Ci sono, ancora, i singulti di violino di “Maybe Sparrow”, un’elegia; il teso Country-Western di “Hold On Hold On” (con Twang alla Morricone, ed il verso più elevato “The Most Tender Place In My Heart Is For Strangers”); “Margaret vs. Pauline”, sottofondo jazzato, poi Country Rock nebbioso; “At Last”, breve e concisa, delinea scenari alla Lynch (tra “Velluto Blu” e “Twin Peaks”); “Dirty Knife” sinistra nenia, poco rassicurante; “Fox Confessors Brings The Flood”, nottiluca e nottivaga. Tutti i brani hanno un grande afflato e qualcosa da raccontare. Dodici canzoni, trentacinque minuti in tutto!

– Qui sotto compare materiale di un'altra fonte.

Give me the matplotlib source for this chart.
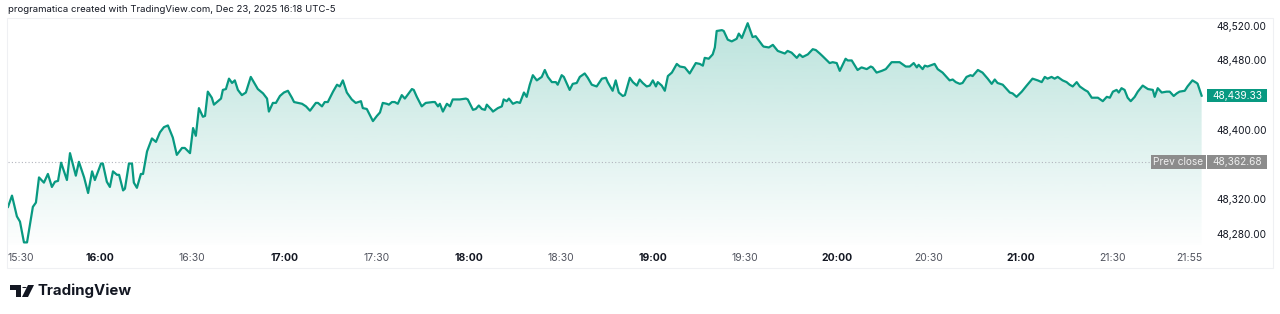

Un album piacevolissimo; non si pavoneggia, né si schermisce. Più arrangiato, pulito e levigato dell’eccellente e selvatico predecessore “Blacklisted” del 2002. La voce della Case, seduttiva, cattura amabilmente, irretisce. In “Fox Confessors Brings The Flood” giace, in dormiveglia, un piccolo capolavoro. Nascosto.